# Your objective
Exactly how many lines have the word "this"? Answer with the bare number.

start Supplied material

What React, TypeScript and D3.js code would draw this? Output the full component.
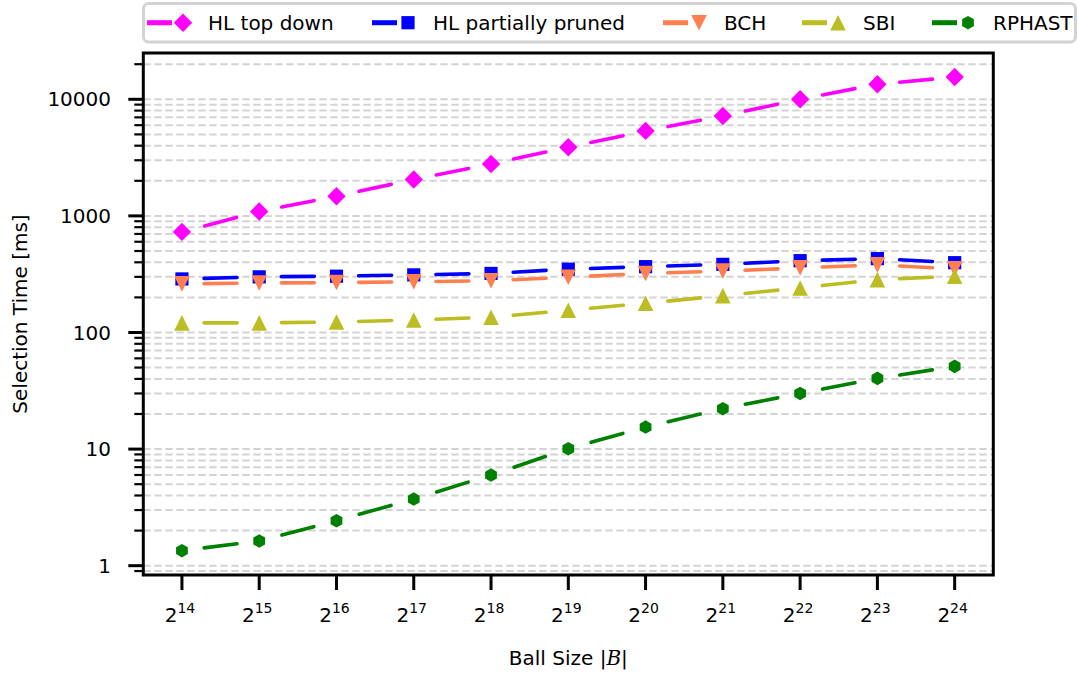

end Supplied material
start Supplied material

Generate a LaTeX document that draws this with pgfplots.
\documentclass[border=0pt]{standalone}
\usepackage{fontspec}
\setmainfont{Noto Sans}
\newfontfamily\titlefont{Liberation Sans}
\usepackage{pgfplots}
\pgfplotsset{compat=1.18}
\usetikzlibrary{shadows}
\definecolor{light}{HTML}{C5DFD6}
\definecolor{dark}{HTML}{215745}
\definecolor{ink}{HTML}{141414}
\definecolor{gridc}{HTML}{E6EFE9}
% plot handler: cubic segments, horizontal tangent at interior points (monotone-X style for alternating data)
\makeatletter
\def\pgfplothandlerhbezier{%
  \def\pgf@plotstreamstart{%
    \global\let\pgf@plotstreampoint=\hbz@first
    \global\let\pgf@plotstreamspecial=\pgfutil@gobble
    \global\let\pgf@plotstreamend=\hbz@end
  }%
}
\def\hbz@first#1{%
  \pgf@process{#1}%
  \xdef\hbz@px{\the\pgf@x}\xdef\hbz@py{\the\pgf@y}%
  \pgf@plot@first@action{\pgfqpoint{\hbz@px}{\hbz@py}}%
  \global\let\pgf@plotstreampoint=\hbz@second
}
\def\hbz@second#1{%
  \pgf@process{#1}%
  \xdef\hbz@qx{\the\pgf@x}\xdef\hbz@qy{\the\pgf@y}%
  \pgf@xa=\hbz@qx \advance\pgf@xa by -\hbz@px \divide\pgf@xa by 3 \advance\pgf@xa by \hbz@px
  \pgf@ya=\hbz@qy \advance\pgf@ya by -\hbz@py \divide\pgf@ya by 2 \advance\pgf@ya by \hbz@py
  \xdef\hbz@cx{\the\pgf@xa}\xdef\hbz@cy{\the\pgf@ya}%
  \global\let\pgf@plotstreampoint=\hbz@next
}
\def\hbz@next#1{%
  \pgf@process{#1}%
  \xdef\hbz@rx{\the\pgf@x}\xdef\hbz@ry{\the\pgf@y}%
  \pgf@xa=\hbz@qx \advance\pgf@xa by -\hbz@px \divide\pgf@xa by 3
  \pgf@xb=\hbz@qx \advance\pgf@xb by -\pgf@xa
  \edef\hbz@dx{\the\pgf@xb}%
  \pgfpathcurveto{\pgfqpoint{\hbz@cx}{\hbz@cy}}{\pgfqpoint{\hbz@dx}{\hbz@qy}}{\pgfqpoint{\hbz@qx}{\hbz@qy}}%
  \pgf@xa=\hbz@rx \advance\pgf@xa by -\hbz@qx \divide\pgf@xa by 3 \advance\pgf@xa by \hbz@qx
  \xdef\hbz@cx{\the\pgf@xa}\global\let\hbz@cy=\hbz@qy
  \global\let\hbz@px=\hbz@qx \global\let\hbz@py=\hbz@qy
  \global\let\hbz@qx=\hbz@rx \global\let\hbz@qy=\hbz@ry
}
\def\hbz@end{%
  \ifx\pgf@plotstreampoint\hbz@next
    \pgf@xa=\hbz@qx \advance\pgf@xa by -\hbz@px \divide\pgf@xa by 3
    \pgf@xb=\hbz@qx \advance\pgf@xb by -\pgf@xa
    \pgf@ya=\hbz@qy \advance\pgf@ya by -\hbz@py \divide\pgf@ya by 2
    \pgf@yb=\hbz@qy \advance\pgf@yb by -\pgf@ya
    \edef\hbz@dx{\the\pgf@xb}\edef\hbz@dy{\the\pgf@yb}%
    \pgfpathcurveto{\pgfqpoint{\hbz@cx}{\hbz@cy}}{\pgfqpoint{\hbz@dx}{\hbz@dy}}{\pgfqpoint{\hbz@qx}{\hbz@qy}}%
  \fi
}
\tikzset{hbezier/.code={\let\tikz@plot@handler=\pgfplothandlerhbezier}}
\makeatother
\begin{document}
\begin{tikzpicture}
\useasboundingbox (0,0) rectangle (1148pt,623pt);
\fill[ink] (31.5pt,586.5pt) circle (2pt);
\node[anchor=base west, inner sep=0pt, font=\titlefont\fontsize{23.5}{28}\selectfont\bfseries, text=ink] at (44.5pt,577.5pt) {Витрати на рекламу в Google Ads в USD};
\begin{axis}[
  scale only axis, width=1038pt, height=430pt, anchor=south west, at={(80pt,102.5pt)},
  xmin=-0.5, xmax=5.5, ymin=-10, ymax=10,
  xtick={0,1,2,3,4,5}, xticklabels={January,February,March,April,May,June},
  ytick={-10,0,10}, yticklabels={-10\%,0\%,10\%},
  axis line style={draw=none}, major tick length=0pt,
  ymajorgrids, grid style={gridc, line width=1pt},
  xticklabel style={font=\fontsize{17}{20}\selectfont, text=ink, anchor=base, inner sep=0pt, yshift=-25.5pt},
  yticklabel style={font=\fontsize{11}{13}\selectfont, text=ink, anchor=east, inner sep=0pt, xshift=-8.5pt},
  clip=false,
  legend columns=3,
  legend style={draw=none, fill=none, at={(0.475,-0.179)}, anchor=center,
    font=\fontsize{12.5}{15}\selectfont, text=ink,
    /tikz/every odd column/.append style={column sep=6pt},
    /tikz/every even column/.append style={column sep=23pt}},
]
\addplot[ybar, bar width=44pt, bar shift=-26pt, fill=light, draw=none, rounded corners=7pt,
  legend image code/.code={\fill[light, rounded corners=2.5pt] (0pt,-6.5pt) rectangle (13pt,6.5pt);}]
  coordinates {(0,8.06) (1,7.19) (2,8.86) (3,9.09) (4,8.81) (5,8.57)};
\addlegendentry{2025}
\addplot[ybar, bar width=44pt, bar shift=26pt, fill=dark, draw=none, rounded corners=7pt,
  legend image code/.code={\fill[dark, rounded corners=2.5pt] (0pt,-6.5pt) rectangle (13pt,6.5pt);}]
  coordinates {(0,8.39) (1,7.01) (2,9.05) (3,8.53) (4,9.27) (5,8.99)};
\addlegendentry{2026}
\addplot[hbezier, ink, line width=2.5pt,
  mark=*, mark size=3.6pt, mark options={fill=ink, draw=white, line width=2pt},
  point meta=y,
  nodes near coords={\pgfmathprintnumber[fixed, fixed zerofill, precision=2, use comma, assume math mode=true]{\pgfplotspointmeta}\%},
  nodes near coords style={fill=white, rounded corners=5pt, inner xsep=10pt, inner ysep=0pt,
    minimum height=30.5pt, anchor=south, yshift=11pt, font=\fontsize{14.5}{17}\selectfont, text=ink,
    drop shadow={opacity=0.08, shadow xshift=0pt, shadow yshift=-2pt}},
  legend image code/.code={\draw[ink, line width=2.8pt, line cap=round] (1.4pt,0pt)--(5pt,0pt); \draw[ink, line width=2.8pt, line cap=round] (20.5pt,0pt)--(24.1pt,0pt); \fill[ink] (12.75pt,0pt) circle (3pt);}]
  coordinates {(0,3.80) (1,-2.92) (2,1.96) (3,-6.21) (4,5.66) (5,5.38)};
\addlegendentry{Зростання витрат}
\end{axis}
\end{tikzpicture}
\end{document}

end Supplied material

# Solution
2